As I was waiting for my returning flight from St. Louis to Charlotte to take off, I noticed a little girl sitting across the aisle from me. She was looking out the window with all the intensity a three-year-old could muster as her mom pointed out the other planes taking off.
"Where do you think they're going?" she would ask.
"I don't know, mama!" the little girl would say. "But it looks like so much fun!"
When our plane started moving, I watched her eyes get real big as she took her mom's hand. "It's our turn! It's our turn! Here we go!"
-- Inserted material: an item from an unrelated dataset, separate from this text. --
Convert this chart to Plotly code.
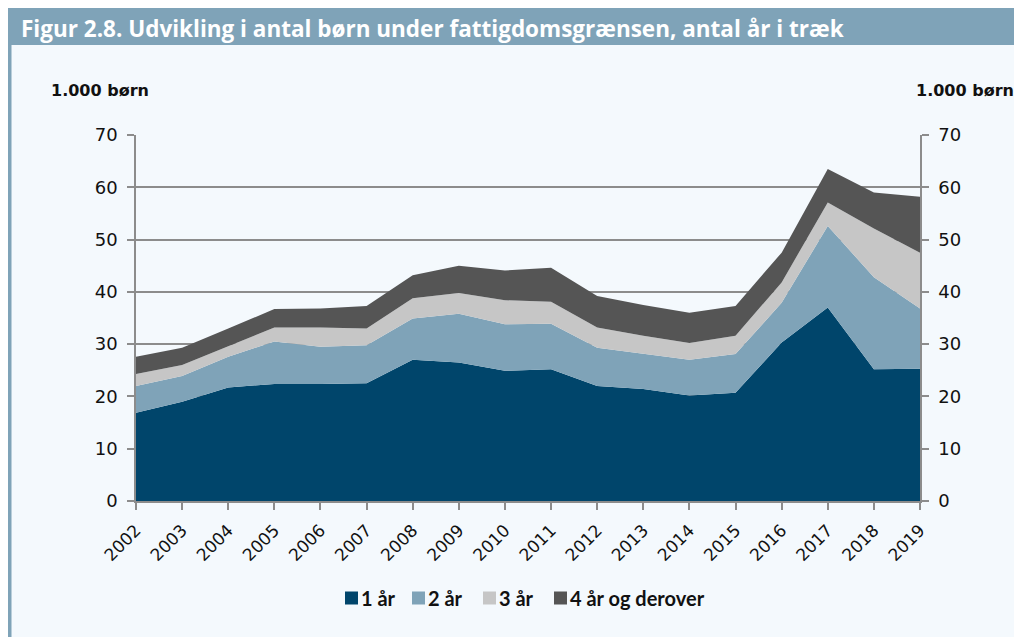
import plotly.graph_objects as go

years = list(range(2002, 2020))
series_names = ["1 år", "2 år", "3 år", "4 år og derover"]
ar1 = [16.9, 19.0, 21.7, 22.4, 22.4, 22.5, 27.0, 26.5, 24.9, 25.2, 22.0, 21.4, 20.2, 20.7, 30.3, 37.0, 25.2, 25.3]
ar2 = [5.1, 4.9, 5.9, 8.1, 7.1, 7.3, 7.9, 9.3, 8.9, 8.7, 7.3, 6.7, 6.8, 7.4, 7.6, 15.6, 17.6, 11.5]
ar3 = [2.3, 2.1, 2.0, 2.7, 3.7, 3.2, 3.9, 4.0, 4.6, 4.2, 3.9, 3.5, 3.2, 3.5, 3.9, 4.5, 9.3, 10.7]
ar4 = [3.3, 3.3, 3.4, 3.5, 3.6, 4.3, 4.4, 5.2, 5.7, 6.5, 6.0, 5.9, 5.8, 5.7, 5.7, 6.4, 6.9, 10.7]
colors = ["#00456B", "#7FA3B8", "#C6C6C6", "#555555"]
y_ticks = [0, 10, 20, 30, 40, 50, 60, 70]

# page offset of the figure (browser body margin), figure size
OFF = 8
W, H = 1014 - OFF, 637 - OFF
# plot area in page pixels
L, R, T, B = 136, 920, 135, 501
pw, ph = R - L, B - T
def px(x):
    return (x - L) / pw
def py(y):
    return (B - y) / ph

fig = go.Figure()
for name, vals, c in zip(series_names, [ar1, ar2, ar3, ar4], colors):
    fig.add_trace(go.Scatter(
        x=years, y=vals, name=name, mode="lines", stackgroup="one",
        line=dict(width=0, color=c), fillcolor=c, hoverinfo="x+y+name",
        showlegend=False))
fig.add_trace(go.Scatter(x=years, y=[None]*len(years), yaxis="y2", showlegend=False,
                         hoverinfo="skip", mode="lines"))

axis_font = dict(family="DejaVu Sans", size=18, color="#111111")
grid = "#8C8C8C"

shapes = [
    dict(type="rect", xref="paper", yref="paper", x0=px(OFF), x1=px(1014), y0=py(637), y1=py(45),
         fillcolor="#F4F9FD", line=dict(width=0), layer="below"),
    dict(type="rect", xref="paper", yref="paper", x0=px(OFF), x1=px(1014), y0=py(45), y1=py(OFF),
         fillcolor="#7FA3B8", line=dict(width=0), layer="below"),
    dict(type="rect", xref="paper", yref="paper", x0=px(OFF), x1=px(11.5), y0=py(637), y1=py(45),
         fillcolor="#7FA3B8", line=dict(width=0), layer="below"),
]
annotations = [
    dict(text="Figur 2.8. Udvikling i antal børn under fattigdomsgrænsen, antal år i træk",
         xref="paper", yref="paper", x=px(19), y=py(28), xanchor="left", yanchor="middle",
         showarrow=False, font=dict(family="Open Sans", size=22.5, color="white", weight=700)),
    dict(text="1.000 børn", xref="paper", yref="paper", x=px(49), y=py(90),
         xanchor="left", yanchor="middle", showarrow=False,
         font=dict(family="DejaVu Sans", size=16, color="#111111", weight=700)),
    dict(text="1.000 børn", xref="paper", yref="paper", x=px(914), y=py(90),
         xanchor="left", yanchor="middle", showarrow=False,
         font=dict(family="DejaVu Sans", size=16, color="#111111", weight=700)),
]

# custom legend: square + label
leg_x = [345, 412, 483, 554]
leg_y = 598
sq = 13
for name, c, lx in zip(series_names, colors, leg_x):
    shapes.append(dict(type="rect", xref="paper", yref="paper",
                       x0=px(lx), x1=px(lx + sq), y0=py(leg_y + sq / 2), y1=py(leg_y - sq / 2),
                       fillcolor=c, line=dict(width=0)))
    annotations.append(dict(text=name, xref="paper", yref="paper", x=px(lx + sq + 1), y=py(leg_y),
                            xanchor="left", yanchor="middle", showarrow=False,
                            font=dict(family="Lato", size=20, color="#111111", weight=700)))

fig.update_layout(
    width=W, height=H,
    margin=dict(l=L - OFF, r=W - (R - OFF), t=T - OFF, b=H - (B - OFF), pad=0),
    paper_bgcolor="white",
    plot_bgcolor="rgba(0,0,0,0)",
    showlegend=False,
    xaxis=dict(range=[2002, 2019], tickmode="array", tickvals=years,
               ticktext=[str(y) for y in years], tickangle=-45,
               ticks="outside", ticklen=7, tickcolor=grid, tickwidth=1.5,
               showline=True, linecolor=grid, linewidth=1.5, showgrid=False,
               zeroline=False, ticklabelstandoff=4,
               tickfont=dict(family="DejaVu Sans", size=17, color="#111111")),
    yaxis=dict(range=[0, 70], tickvals=y_ticks, ticks="outside", ticklen=7,
               tickcolor=grid, tickwidth=1.5, showline=True, linecolor=grid, linewidth=1.5,
               showgrid=True, gridcolor=grid, gridwidth=1.5, zeroline=False,
               ticklabelstandoff=6, tickfont=axis_font),
    yaxis2=dict(range=[0, 70], tickvals=y_ticks, overlaying="y", side="right",
                ticks="outside", ticklen=7, tickcolor=grid, tickwidth=1.5,
                showline=True, linecolor=grid, linewidth=1.5, showgrid=False,
                zeroline=False, ticklabelstandoff=6, tickfont=axis_font),
    shapes=shapes,
    annotations=annotations,
)
fig.write_html("out.html", post_script="document.body.style.margin='8px 0 0 8px';document.body.style.overflow='hidden';")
We started down the runway and I could hear her giggling as we picked up speed. And as the wheels left the concrete, she let out the most joyful squeal I've ever heard in my life. It was the sound of pure delight, pure excitement at what seemed to her the most amazing adventure. She was totally unaware that people were watching her. She was lost in her wonder.
I don't know when I lost that sense of wonder. I've traveled a lot in my three decades. It's really no big deal anymore. Actually, it's become something of a hassle - canceled flights, maintenance delays, bad airplane food. I always look forward to the destination, but the journey is really just a necessary annoyance.
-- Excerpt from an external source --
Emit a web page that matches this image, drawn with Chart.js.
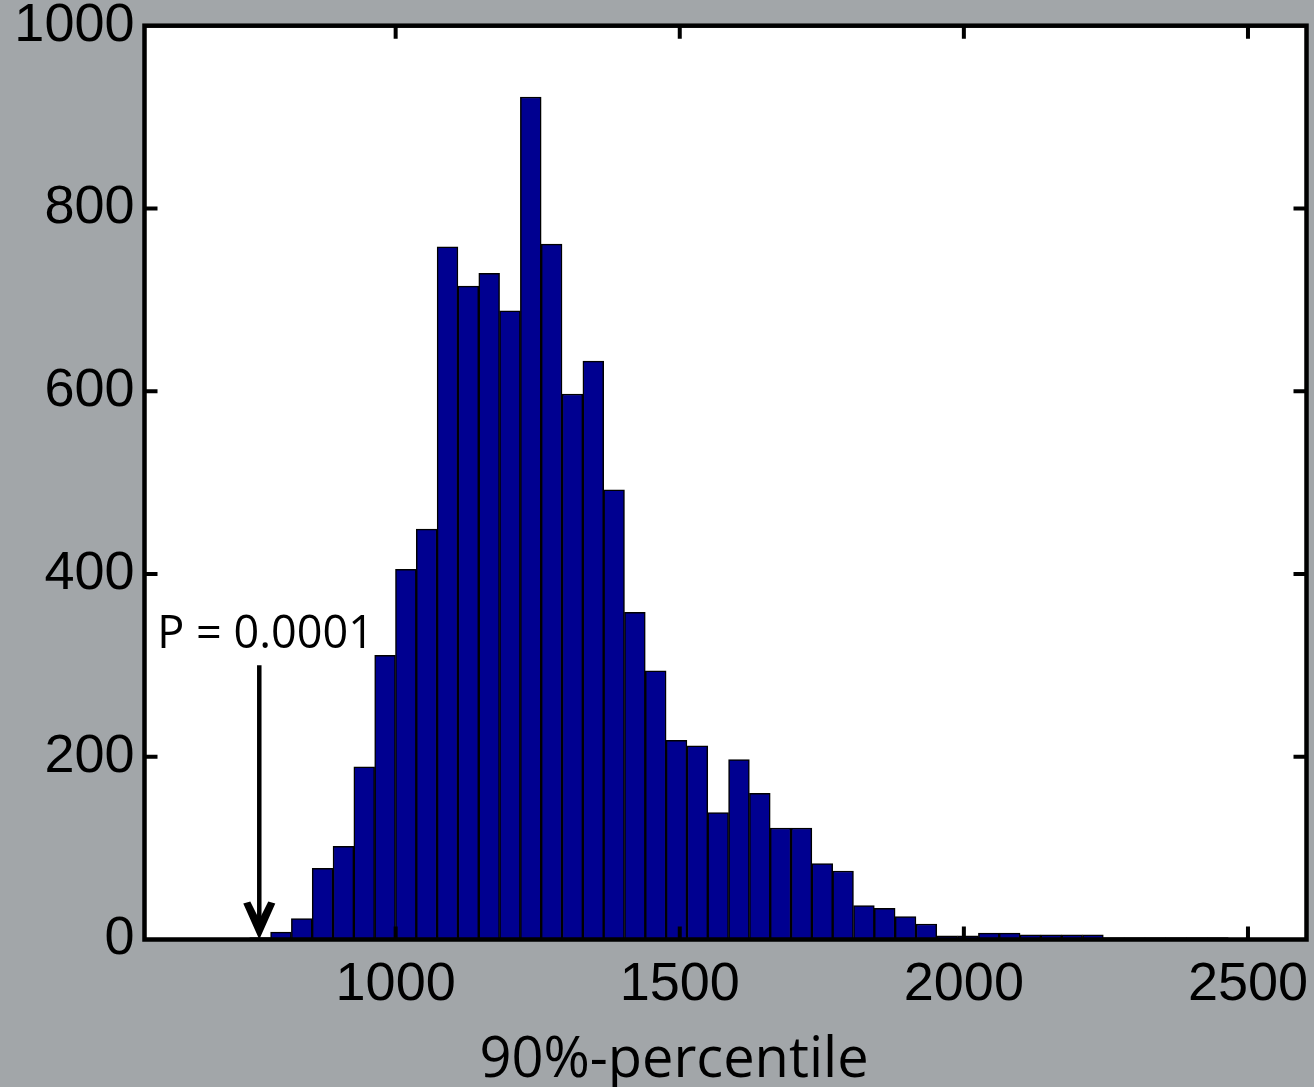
<!DOCTYPE html>
<html>
<head>
<meta charset="utf-8">
<script src="https://cdn.jsdelivr.net/npm/chart.js@4.4.0/dist/chart.umd.min.js"></script>
<style>
  html, body { margin: 0; padding: 0; background: #a2a6a9; overflow: hidden; }
  canvas { display: block; }
</style>
</head>
<body>
<canvas id="histChart" width="1314" height="1087"></canvas>
<script>
// Histogram bins: centre of each bin (90%-percentile) and its count
var binCenters = [651.6, 688.2, 724.9, 761.5, 798.2, 834.8, 871.4, 908.1, 944.7, 981.4,
                  1018.0, 1054.6, 1091.3, 1127.9, 1164.6, 1201.2, 1237.8, 1274.5, 1311.1, 1347.8,
                  1384.4, 1421.0, 1457.7, 1494.3, 1531.0, 1567.6, 1604.2, 1640.9, 1677.5, 1714.2,
                  1750.8, 1787.4, 1824.1, 1860.7, 1897.4, 1934.0, 1970.6, 2007.3, 2043.9, 2080.6,
                  2117.2, 2153.8, 2190.5, 2227.1, 2263.8, 2300.4, 2337.0, 2373.7, 2410.3, 2447.0];
var binCounts = [1, 0, 1, 2, 8, 23, 78, 102, 189, 311,
                 405, 449, 758, 715, 729, 688, 922, 761, 597, 633,
                 492, 358, 294, 218, 212, 139, 197, 160, 122, 122,
                 83, 75, 37, 34, 25, 17, 4, 4, 7, 7,
                 5, 5, 5, 5, 2, 2, 2, 2, 2, 2];

// Axes
var xTicks = [1000, 1500, 2000, 2500];
var yTicks = [0, 200, 400, 600, 800, 1000];
var xRange = [558, 2603];
var yRange = [0, 1000];
var xTitle = "90%-percentile";

// Arrow marking the observed value
var pLabel = "P = 0.0001";
var pValueX = 760;
var pArrowTop = 300;

var histData = binCenters.map(function(c, i) {
	return { x: c, y: binCounts[i] };
});

// keep Chart.js from shrinking the plot box to fit overhanging tick labels
function noOverhang(scale) {
	scale.paddingTop = 0;
	scale.paddingBottom = 0;
	scale.paddingLeft = 0;
	scale.paddingRight = 0;
}

// Draws the white plot box, inward ticks, frame, arrow and the x title
var framePlugin = {
	id: "framePlugin",
	beforeDraw: function(chart) {
		var a = chart.chartArea;
		var ctx = chart.ctx;
		ctx.save();
		ctx.fillStyle = "#ffffff";
		ctx.fillRect(a.left, a.top, a.right - a.left, a.bottom - a.top);
		ctx.restore();
	},
	afterDatasetsDraw: function(chart) {
		var a = chart.chartArea;
		var ctx = chart.ctx;
		var xs = chart.scales.x;
		var ys = chart.scales.y;
		var tickLen = 13;

		ctx.save();
		ctx.strokeStyle = "#000";
		ctx.lineWidth = 4;

		// inward ticks
		ctx.beginPath();
		xTicks.forEach(function(v) {
			var px = xs.getPixelForValue(v);
			ctx.moveTo(px, a.top); ctx.lineTo(px, a.top + tickLen);
			ctx.moveTo(px, a.bottom); ctx.lineTo(px, a.bottom - tickLen);
		});
		yTicks.slice(1, -1).forEach(function(v) {
			var py = ys.getPixelForValue(v);
			ctx.moveTo(a.left, py); ctx.lineTo(a.left + tickLen, py);
			ctx.moveTo(a.right, py); ctx.lineTo(a.right - tickLen, py);
		});
		ctx.stroke();

		// frame
		ctx.lineWidth = 4.5;
		ctx.strokeRect(a.left, a.top, a.right - a.left, a.bottom - a.top);

		// arrow
		var ax = xs.getPixelForValue(pValueX);
		var ayTop = ys.getPixelForValue(pArrowTop);
		var ayTip = ys.getPixelForValue(0);
		ctx.lineWidth = 4.5;
		ctx.beginPath();
		ctx.moveTo(ax, ayTop);
		ctx.lineTo(ax, ayTip - 14);
		ctx.stroke();
		ctx.fillStyle = "#000";
		ctx.beginPath();
		ctx.moveTo(ax, ayTip);
		ctx.lineTo(ax - 16, ayTip - 36);
		ctx.lineTo(ax - 9, ayTip - 38);
		ctx.lineTo(ax, ayTip - 20);
		ctx.lineTo(ax + 9, ayTip - 38);
		ctx.lineTo(ax + 16, ayTip - 36);
		ctx.closePath();
		ctx.fill();

		// arrow label
		ctx.font = "45px 'Open Sans'";
		ctx.textAlign = "left";
		ctx.textBaseline = "alphabetic";
		ctx.fillText(pLabel, ax - 102, ayTop - 17);

		// x axis title
		ctx.font = "56px 'Open Sans'";
		ctx.textAlign = "center";
		ctx.fillText(xTitle, 674, 1077);
		ctx.restore();
	}
};

var ctx = document.getElementById("histChart");
var histChart = new Chart(ctx, {
	type: "bar",
	data: {
		datasets: [
			{
				label: "count",
				data: histData,
				backgroundColor: "#000090",
				borderColor: "#000000",
				borderWidth: 1.5,
				barPercentage: 1.0,
				categoryPercentage: 1.0
			}
		]
	},
	options: {
		responsive: false,
		animation: false,
		layout: {
			padding: { left: 0, top: 25.7, right: 7.5, bottom: 0 }
		},
		plugins: {
			legend: { display: false },
			tooltip: { enabled: false }
		},
		scales: {
			x: {
				type: "linear",
				min: xRange[0],
				max: xRange[1],
				offset: false,
				grid: { display: false, drawTicks: false },
				border: { display: false },
				afterBuildTicks: function(scale) {
					scale.ticks = xTicks.map(function(v) { return { value: v }; });
				},
				afterFit: function(scale) {
					scale.height = 147.5;
					noOverhang(scale);
				},
				ticks: {
					padding: 19,
					autoSkip: false,
					maxRotation: 0,
					color: "#000",
					font: { family: "'Liberation Sans', Arial, sans-serif", size: 54, lineHeight: 1 },
					callback: function(v) { return String(v); }
				}
			},
			y: {
				min: yRange[0],
				max: yRange[1],
				grid: { display: false, drawTicks: false },
				border: { display: false },
				afterBuildTicks: function(scale) {
					scale.ticks = yTicks.map(function(v) { return { value: v }; });
				},
				afterFit: function(scale) {
					scale.width = 144.5;
					noOverhang(scale);
				},
				ticks: {
					padding: 10,
					color: "#000",
					font: { family: "'Liberation Sans', Arial, sans-serif", size: 54, lineHeight: 1 },
					callback: function(v) { return String(v); }
				}
			}
		}
	},
	plugins: [framePlugin]
});
</script>
</body>
</html>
I can treat life that way, too. As an inconvenience. As a means to an end. Always looking forward to the next big thing, but often forgetting that most of life happens in between the big things.
G.K. Chesterton once wrote, "Because children have abounding vitality, because they are in spirit fierce and free, therefore they want things repeated and unchanged. They always say, 'Do it again'; and the grown-up person does it again until he is nearly dead. For grown-up people are not strong enough to exult in monotony. But perhaps God is strong enough to exult in monotony. It is possible that God says every morning, 'Do it again' to the sun; and every evening, 'Do it again' to the moon. It may not be automatic necessity that makes all daisies alike; it may be that God makes every daisy separately, but has never got tired of making them. It may be that He has the eternal appetite of infancy; for we have sinned and grown old, and our Father is younger than we.”
Children understand a part of God that we grown-ups have long forgotten. They understand wonder.
As you go about your day and as I go about mine, let's remember what it was like to exult in monotony. Let's look for opportunities to delight in the journey. Let's recapture the sense of wonder that growing old left behind.